• _EXERCISE DETAILS_: Reply with one number: the count of lines in the listing that contain the string "chart".

-.-.-

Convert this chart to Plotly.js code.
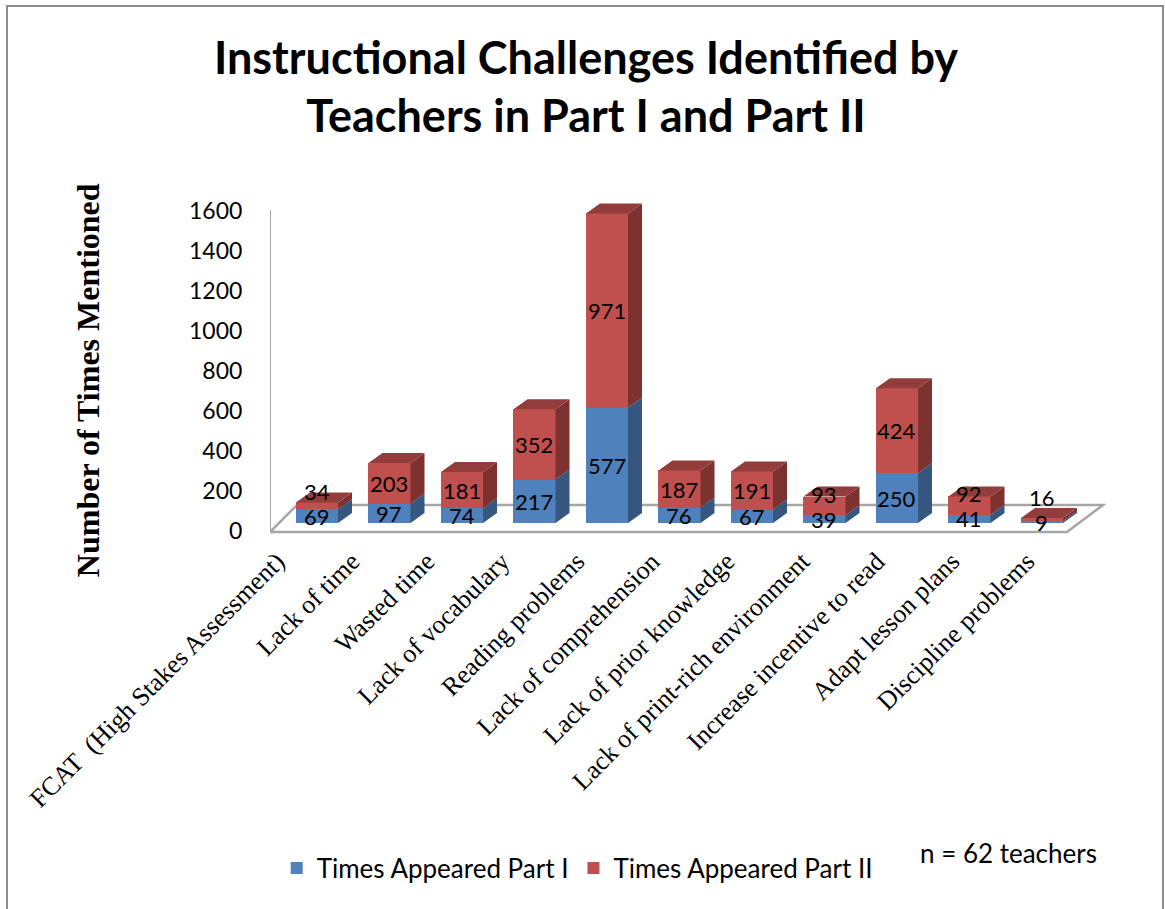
<!DOCTYPE html>
<html>
<head>
<meta charset="utf-8">
<script src="https://cdn.plot.ly/plotly-3.0.1.min.js"></script>
<style>
  html, body { margin: 0; padding: 0; background: #fff; overflow: hidden; }
  #chart { position: absolute; left: 0; top: 0; width: 1165px; height: 909px; }
  #frame { position: absolute; left: 6px; top: 5px; width: 1158px; height: 930px;
           box-sizing: border-box; border: 2px solid #8c8c8c; border-bottom: none; pointer-events: none; }
</style>
</head>
<body>
<div id="chart"></div>
<div id="frame"></div>
<script>
// ---- data ----
const categories = [
  "FCAT  (High Stakes Assessment)",
  "Lack of time",
  "Wasted time",
  "Lack of vocabulary",
  "Reading problems",
  "Lack of comprehension",
  "Lack of prior knowledge",
  "Lack of print-rich environment",
  "Increase incentive to read",
  "Adapt lesson plans",
  "Discipline problems"
];
const partI  = [69, 97, 74, 217, 577, 76, 67, 39, 250, 41, 9];
const partII = [34, 203, 181, 352, 971, 187, 191, 93, 424, 92, 16];
const seriesNames = ["Times Appeared Part I", "Times Appeared Part II"];
const yTicks = [0, 200, 400, 600, 800, 1000, 1200, 1400, 1600];

// ---- style ----
const BLUE = "#4f81bd", BLUE_SIDE = "#36577f";
const RED = "#c0504d", RED_SIDE = "#7e3230", RED_TOP = "#923d3b";
const W = 0.58;        // bar width (category units)
const DX = 0.193;      // 3D depth offset x (category units)
const DY = 50;         // 3D depth offset y (value units)
const LABEL_UNITS = 110; // approx label height in value units

const idx = categories.map((_, i) => i);

function sidePoly(color, lo, hi) {
  const xs = [], ys = [];
  idx.forEach(i => {
    const a = lo[i], b = hi[i];
    const xr = i + W / 2;
    xs.push(xr, xr + DX, xr + DX, xr, xr, null);
    ys.push(a, a + DY, b + DY, b, a, null);
  });
  return { type: "scatter", mode: "lines", x: xs, y: ys, fill: "toself", fillcolor: color,
           line: { width: 0, color: color }, hoverinfo: "skip", showlegend: false, connectgaps: false };
}
function topPoly(color, top) {
  const xs = [], ys = [];
  idx.forEach(i => {
    const t = top[i];
    const xl = i - W / 2, xr = i + W / 2;
    xs.push(xl, xl + DX, xr + DX, xr, xl, null);
    ys.push(t, t + DY, t + DY, t, t, null);
  });
  return { type: "scatter", mode: "lines", x: xs, y: ys, fill: "toself", fillcolor: color,
           line: { width: 0, color: color }, hoverinfo: "skip", showlegend: false, connectgaps: false };
}

const zeros = idx.map(() => 0);
const totals = idx.map(i => partI[i] + partII[i]);

const traces = [
  { type: "bar", name: seriesNames[0], x: idx, y: partI, width: W, marker: { color: BLUE, line: { width: 0 } }, hoverinfo: "y" },
  { type: "bar", name: seriesNames[1], x: idx, y: partII, width: W, marker: { color: RED, line: { width: 0 } }, hoverinfo: "y" },
  sidePoly(BLUE_SIDE, zeros, partI),
  sidePoly(RED_SIDE, partI, totals),
  topPoly(RED_TOP, totals),
  { type: "scatter", mode: "markers", x: [0], y: [0], xaxis: "x2", yaxis: "y2", marker: { opacity: 0 }, hoverinfo: "skip", showlegend: false }
];

const LABEL_FONT = { family: "Lato, sans-serif", size: 22, color: "#000" };
const annotations = [];
idx.forEach(i => {
  annotations.push({ x: i, y: partI[i] / 2, xref: "x", yref: "y", text: String(partI[i]), showarrow: false,
                     xanchor: "center", yanchor: "middle", font: LABEL_FONT });
  let y2 = partI[i] + partII[i] / 2;
  if (partII[i] < LABEL_UNITS) y2 = Math.max(totals[i], partI[i] / 2 + 125);
  annotations.push({ x: i, y: y2, xref: "x", yref: "y", text: String(partII[i]), showarrow: false,
                     xanchor: "center", yanchor: "middle", font: LABEL_FONT });
});
annotations.push({ x: -0.2167, y: 0.47, xref: "paper", yref: "paper", text: "Number of Times Mentioned", textangle: -90,
                   xanchor: "center", yanchor: "middle", showarrow: false,
                   font: { family: "Liberation Serif, serif", size: 32, color: "#000", weight: "bold" } });
annotations.push({ x: 0.879, y: -0.92, xref: "paper", yref: "paper", text: "n = 62 teachers", showarrow: false,
                   xanchor: "center", yanchor: "middle",
                   font: { family: "Lato, sans-serif", size: 26, color: "#000" } });

const XR = [-0.648, 10.938];
const XR_LABELS = [-0.093, 11.107];
const YR = [-85, 1615];
const layout = {
  width: 1165, height: 909,
  margin: { l: 270, r: 55, t: 200, b: 369 },
  paper_bgcolor: "#fff", plot_bgcolor: "rgba(0,0,0,0)",
  barmode: "stack", bargap: 0,
  title: { text: "Instructional Challenges Identified by<br>Teachers in Part I and Part II",
           x: 0.503, xref: "container", y: 0.919, yref: "container", xanchor: "center", yanchor: "middle",
           font: { family: "Lato, sans-serif", size: 45, color: "#000", weight: "bold" } },
  xaxis: { range: XR, showgrid: false, zeroline: false, showline: false, showticklabels: false, ticks: "", fixedrange: true },
  xaxis2: { range: XR_LABELS, overlaying: "x", anchor: "y", side: "bottom", showgrid: false, zeroline: false, showline: false,
            tickmode: "array", tickvals: idx, ticktext: categories,
            tickangle: -45, ticks: "",
            tickfont: { family: "Liberation Serif, serif", size: 26, color: "#000" }, fixedrange: true },
  yaxis: { range: YR, showgrid: false, zeroline: false, showline: false, showticklabels: false, fixedrange: true },
  yaxis2: { range: [YR[0] + 40, YR[1] + 40], overlaying: "y", side: "left", showgrid: false, zeroline: false,
            showline: false, tickmode: "array", tickvals: yTicks, ticks: "outside", ticklen: 22,
            tickcolor: "rgba(0,0,0,0)", tickfont: { family: "Lato, sans-serif", size: 23, color: "#000" }, fixedrange: true },
  showlegend: true,
  legend: { orientation: "h", x: 0.008, y: -0.965, xanchor: "left", yanchor: "middle",
            font: { family: "Lato, sans-serif", size: 26, color: "#000" }, traceorder: "normal", itemclick: false },
  annotations: annotations,
  shapes: [
    { type: "path", xref: "x", yref: "y", layer: "below",
      path: "M -0.648 -45 L -0.276 90 L 10.841 90 L 10.345 -45 Z",
      fillcolor: "#fff", line: { color: "#a6a6a6", width: 2.5 } },
    { type: "line", xref: "x", yref: "y", layer: "below", x0: -0.648, x1: -0.648, y0: -45, y1: 1565,
      line: { color: "#a6a6a6", width: 2 } }
  ]
};

Plotly.newPlot("chart", traces, layout, { displayModeBar: false, staticPlot: true });
</script>
</body>
</html>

-.-.-

• _COMPLETE OUTPUT_: 4